In the course of the festival, there are usually additional events, such as:
- Medieval Arts and Professions special Fair: a fair where medieval professions and skills are shown by local artisans and artists, who wear medieval clothing for the occasion.
- Photographic Contest for Amateurs: a contest on a different topic for each edition of the Palio.

== Districts ==
The districts involved in the Palio are eight:
- Contrada Larga: it encloses Via Belenzani, Via delle Orne, Galleria Tirrena and Piazza Duomo. Originally, it was characterised by many towers and small forts. When these were removed, it acquired the present name (in English: Large District) to denote the new look: it was not narrow anymore, but rather wide.
- Contrada San Benedetto: it encloses Via Oss Mazurana, Piazza Pasi, Piazza C. Battisti, Via Diaz, Passaggio San Benedetto and Via Malpaga. Its name refers to the now disappeared Church of San Benedetto and it was given in the 13th Century.
- Contrada degli Orevesi: it encloses Via S. Pietro, Piazzetta Anfiteatro and Vicolo degli Orbi. In the past this was a district in which the majority of the shops were owned by orevesi (in English: goldsmiths).
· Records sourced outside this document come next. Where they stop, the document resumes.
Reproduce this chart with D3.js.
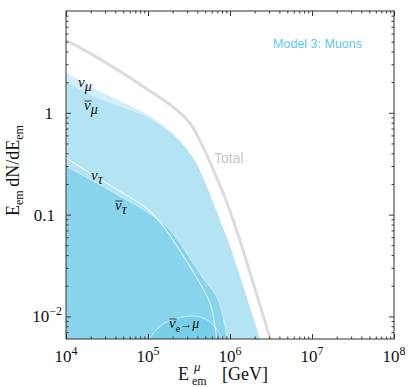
<!DOCTYPE html>
<html>
<head>
<meta charset="utf-8">
<script src="https://cdn.jsdelivr.net/npm/d3@7"></script>
<style>
  body { margin: 0; background: #fff; }
  .serif { font-family: "Liberation Serif", "Times New Roman", serif; }
  .sans { font-family: "Liberation Sans", Arial, sans-serif; }
</style>
</head>
<body>
<div id="chart-area"></div>
<script>
// spectra (energy in GeV, E dN/dE)
const totalE = [1e4, 2e4, 5e4, 1e5, 2e5, 3.25e5, 4.7e5, 6.2e5, 9.2e5, 1.32e6, 2e6, 3.1e6];
const totalV = [5.16, 3.81, 2.43, 1.68, 1.15, 0.79, 0.46, 0.28, 0.13, 0.056, 0.019, 0.006];

const numuE = [1e4, 2e4, 5e4, 1e5, 2e5, 3.5e5, 5e5, 7.5e5, 1e6, 1.3e6, 2e6, 2.4e6];
const numuV = [2.51, 1.80, 1.26, 0.95, 0.63, 0.37, 0.205, 0.09, 0.049, 0.026, 0.0088, 0.0055];
const numubarV = [2.01, 1.50, 1.12, 0.89, 0.61, 0.365, 0.203, 0.089, 0.0485, 0.0258, 0.0087, 0.0054];

const nutauE = [1e4, 2e4, 5e4, 1e5, 1.52e5, 2.5e5, 3.5e5, 5.7e5, 6.4e5, 7e5];
const nutauV = [0.36, 0.254, 0.162, 0.113, 0.078, 0.043, 0.028, 0.0136, 0.009, 0.0055];

const nutaubarE = [1e4, 2e4, 5e4, 1e5, 1.85e5, 3.5e5, 5e5, 6.9e5, 8.2e5, 9.2e5, 1e6];
const nutaubarV = [0.30, 0.22, 0.145, 0.105, 0.071, 0.034, 0.022, 0.0156, 0.010, 0.006, 0.004];

const nuebarE = [9.5e4, 1.4e5, 2e5, 3.5e5, 5.2e5, 6.9e5, 8e5];
const nuebarV = [0.0055, 0.008, 0.0093, 0.0101, 0.0093, 0.0075, 0.0060];

const xMajor = [1e4, 1e5, 1e6, 1e7, 1e8];
const xLabels = ['4', '5', '6', '7', '8'];
const yMajor = [0.01, 0.1, 1];

const margin = { top: 11, right: 17, bottom: 48, left: 66 };
const width = 411 - margin.left - margin.right;
const height = 387 - margin.top - margin.bottom;

const svg = d3.select('#chart-area')
  .append('svg')
    .attr('width', 411)
    .attr('height', 387);

const g = svg.append('g')
  .attr('transform', 'translate(' + margin.left + ',' + margin.top + ')');

const x = d3.scaleLog().domain([1e4, 1e8]).range([0, width]);
const y = d3.scaleLog().domain([0.006, 10]).range([height, 0]);

svg.append('defs').append('clipPath').attr('id', 'plot-clip')
  .append('rect').attr('width', width).attr('height', height);

const plot = g.append('g').attr('clip-path', 'url(#plot-clip)');

const pts = (es, vs) => es.map((e, i) => ({ e: e, v: vs[i] }));
const curve = d3.curveCatmullRom.alpha(0.5);

const area = d3.area()
  .x(d => x(d.e))
  .y0(height)
  .y1(d => y(d.v))
  .curve(curve);

const line = d3.line()
  .x(d => x(d.e))
  .y(d => y(d.v))
  .curve(curve);

plot.append('path').datum(pts(numuE, numuV))
  .attr('d', area).attr('fill', '#d2eff9');
plot.append('path').datum(pts(numuE, numubarV))
  .attr('d', area).attr('fill', '#b4e4f3');
plot.append('path').datum(pts(nutaubarE, nutaubarV))
  .attr('d', area).attr('fill', '#87d4ec');
plot.append('path').datum(pts(nuebarE, nuebarV))
  .attr('d', area).attr('fill', '#78cfe9');

plot.append('path').datum(pts(nutaubarE, nutaubarV))
  .attr('d', line).attr('fill', 'none')
  .attr('stroke', '#fff').attr('stroke-opacity', 0.45).attr('stroke-width', 1);
plot.append('path').datum(pts(nutauE, nutauV))
  .attr('d', line).attr('fill', 'none')
  .attr('stroke', '#fff').attr('stroke-opacity', 0.7).attr('stroke-width', 1.1);
plot.append('path').datum(pts(nuebarE, nuebarV))
  .attr('d', line).attr('fill', 'none')
  .attr('stroke', '#fff').attr('stroke-opacity', 0.6).attr('stroke-width', 1);

plot.append('path').datum(pts(totalE, totalV))
  .attr('d', line).attr('fill', 'none')
  .attr('stroke', '#dcdcdc').attr('stroke-width', 3);

// axes: ticks point inward on all four sides
const xMinor = [];
for (let d = 4; d < 8; d++) for (let k = 2; k < 10; k++) xMinor.push(k * Math.pow(10, d));
const yMinor = [];
for (let d = -3; d < 1; d++) for (let k = 2; k < 10; k++) {
  const v = k * Math.pow(10, d);
  if (v > 0.006 && v < 10) yMinor.push(v);
}

const axisStyle = sel => {
  sel.select('.domain').remove();
  sel.selectAll('line').attr('stroke', '#333');
};

g.append('g').attr('transform', 'translate(0,' + height + ')')
  .call(d3.axisBottom(x).tickValues(xMajor).tickSize(-5).tickFormat('')).call(axisStyle);
g.append('g').attr('transform', 'translate(0,' + height + ')')
  .call(d3.axisBottom(x).tickValues(xMinor).tickSize(-2.5).tickFormat('')).call(axisStyle);
g.append('g')
  .call(d3.axisTop(x).tickValues(xMajor).tickSize(-5).tickFormat('')).call(axisStyle);
g.append('g')
  .call(d3.axisTop(x).tickValues(xMinor).tickSize(-2.5).tickFormat('')).call(axisStyle);
g.append('g')
  .call(d3.axisLeft(y).tickValues(yMajor).tickSize(-5).tickFormat('')).call(axisStyle);
g.append('g')
  .call(d3.axisLeft(y).tickValues(yMinor).tickSize(-2.5).tickFormat('')).call(axisStyle);
g.append('g').attr('transform', 'translate(' + width + ',0)')
  .call(d3.axisRight(y).tickValues(yMajor).tickSize(-5).tickFormat('')).call(axisStyle);
g.append('g').attr('transform', 'translate(' + width + ',0)')
  .call(d3.axisRight(y).tickValues(yMinor).tickSize(-2.5).tickFormat('')).call(axisStyle);

g.append('rect')
  .attr('width', width).attr('height', height)
  .attr('fill', 'none').attr('stroke', '#333').attr('stroke-width', 1);

// tick labels
const xt = g.selectAll('.xlab').data(xMajor).enter()
  .append('text')
    .attr('class', 'serif')
    .attr('x', d => x(d))
    .attr('y', height + 23)
    .attr('text-anchor', 'middle')
    .attr('font-size', 17)
    .attr('fill', '#111');
xt.append('tspan').text('10');
xt.append('tspan').attr('dy', -7).attr('font-size', 12).text((d, i) => xLabels[i]);

const yt = g.selectAll('.ylab').data(yMajor).enter()
  .append('text')
    .attr('class', 'serif')
    .attr('x', -9)
    .attr('y', d => y(d) + 6)
    .attr('text-anchor', 'end')
    .attr('font-size', 17)
    .attr('fill', '#111');
yt.filter(d => d === 1).attr('x', -13).text('1');
yt.filter(d => d === 0.1).attr('x', -11).text('0.1');
const yt2 = yt.filter(d => d === 0.01).attr('x', -4);
yt2.append('tspan').text('10');
yt2.append('tspan').attr('dy', -7).attr('font-size', 12).text('\u22122');

// axis titles
const xTitle = svg.append('g').attr('class', 'serif').attr('fill', '#111');
xTitle.append('text').attr('x', 178).attr('y', 380).attr('font-size', 18).text('E');
xTitle.append('text').attr('x', 194).attr('y', 371).attr('font-size', 13)
  .attr('font-style', 'italic').text('\u03bc');
xTitle.append('text').attr('x', 192).attr('y', 385).attr('font-size', 12).text('em');
xTitle.append('text').attr('x', 222).attr('y', 380).attr('font-size', 18).text('[GeV]');

const yTitle = svg.append('text').attr('class', 'serif')
  .attr('transform', 'translate(19,216) rotate(-90)')
  .attr('font-size', 18).attr('fill', '#111');
yTitle.append('tspan').text('E');
yTitle.append('tspan').attr('dy', 4).attr('font-size', 12).text('em');
yTitle.append('tspan').attr('dy', -4).text('\u2009dN/dE');
yTitle.append('tspan').attr('dy', 4).attr('font-size', 12).text('em');

// in-plot labels
svg.append('text').attr('class', 'sans')
  .attr('x', 362).attr('y', 48).attr('text-anchor', 'end')
  .attr('font-size', 12.5).attr('fill', '#5cc8ea').text('Model 3: Muons');

svg.append('text').attr('class', 'sans')
  .attr('x', 214).attr('y', 163)
  .attr('font-size', 14).attr('fill', '#c8c8c8').text('Total');

const nuLabel = (px, py, bar, sub, extra) => {
  const t = svg.append('text').attr('class', 'serif')
    .attr('x', px).attr('y', py).attr('font-size', 15).attr('fill', '#111');
  t.append('tspan').attr('font-style', 'italic').text('\u03bd');
  t.append('tspan').attr('dy', 4)
    .attr('font-size', sub === 'e' ? 10 : 14)
    .attr('font-style', sub === 'e' ? 'normal' : 'italic').text(sub);
  if (extra) {
    t.append('tspan').attr('dy', -4).attr('font-size', 12).text('\u2192');
    t.append('tspan').attr('font-style', 'italic').attr('font-size', 14).text(extra);
  }
  if (bar) {
    svg.append('line')
      .attr('x1', px + 0.5).attr('x2', px + 7.5)
      .attr('y1', py - 9).attr('y2', py - 9)
      .attr('stroke', '#111').attr('stroke-width', 0.8);
  }
};
nuLabel(78, 87, false, '\u03bc');
nuLabel(84, 110, true, '\u03bc');
nuLabel(91, 180, false, '\u03c4');
nuLabel(115, 210, true, '\u03c4');
nuLabel(169, 328, true, 'e', '\u03bc');
</script>
</body>
</html>
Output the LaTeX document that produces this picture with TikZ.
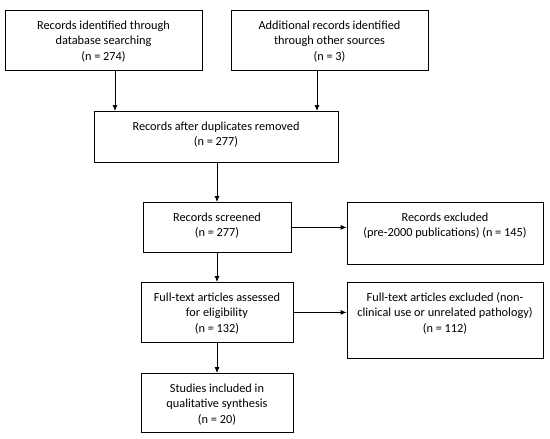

It was also known as the District of S. Pietro, due to the Church of San Pietro.
- Contrada del Macello Vecchio: it encloses Via Mantova, Largo Carducci, Via del Simonino and Via Galileo Galilei. It is called District of the Old Slaughterhouse because in Largo Carducci, (also known as Piazza del Macello), the slaughter was carried out and the nearby shops were mostly owned by butchers.
- Contrada Todesca: it encloses Via del Suffragio, Via San Marco and Piazza della Mostra. Its name, German District, is due to the fact that this part of the city was occupied by German people.
- Contrada Santa Maria Maddalena: it encloses Via S. M. Maddalena, Via Livio Marchetti, Via Dietro Le Mura B, Via F. Ferruccio, Vicolo S. Maria Maddalena. Its name refers to the now disappeared Church of Santa Maria Maddalena.
- Contrada Santa Maria: it encloses Via Cavour, Piazza S. M. Maggiore, Via Prepositura, Via delle Orfane, Via Torre Vanga, Via Zanella, Piazza Lainez and Via Pozzo. This district was also called District of the Orphans due to the presence of an Orphanage, which was at first dedicated to both males and females. Later on, though, it was for female orphans exclusively.
- Borgo Antico San Martino: it encloses Via S. Martino, Via Torre d'Augusto, Largo N. Sauro, Via Malvasia, Via Manzoni and Piazza R. Sanzio. It takes its name from the Church of San Martino.

== Editions ==
In total, the Palio has been celebrated fifteen times, from 2000 to 2015. The fifteen editions are shown in the table below:

| Edition | Date | Winning District |
|---|---|---|
| 1 | September 9–10, 2000 | Santa Maria |
| 2 | September 8–9, 2001 | Santa Maria |
| 3 | September 7–8, 2002 | San Benedetto |
| 4 | September 12-13-14, 2003 | San Benedetto |
| 5 | September 10-11-12, 2004 | San Benedetto |
| 6 | September 8-9-10, 2006 | Antico Borgo di S. Martino |
| 7 | September 7-8-9, 2007 | San Benedetto |
| 8 | September 12-13-14, 2008 | Macello Vecchio |
| 9 | September 11-12-13, 2009 | Larga |
| 10 | September 10-11-12, 2010 | San Benedetto |
| 11 | September 9-10-11, 2011 | San Benedetto |
| 12 | September 7-8-9, 2012 | San Benedetto |
| 13 | September 6-7-8, 2013 | San Benedetto |
| 14 | September 5-6-7, 2014 | Santa Maria |
| 15 | September 4-5-6, 2015 | Larga |

In September 2016 the festival did not occur due mainly to insufficient private sponsors. The next edition is expected for September 1-2-3, 2017.

== Organising Association ==
The Palio of Districts of Trento is organised and promoted by the association Associazione Culturale Amici Città in collaboration with Comune di Trento, A. P. T di Trento, Autonomous Province of Trento and Autonomous Region Trentino-Alto Adige/Südtirol.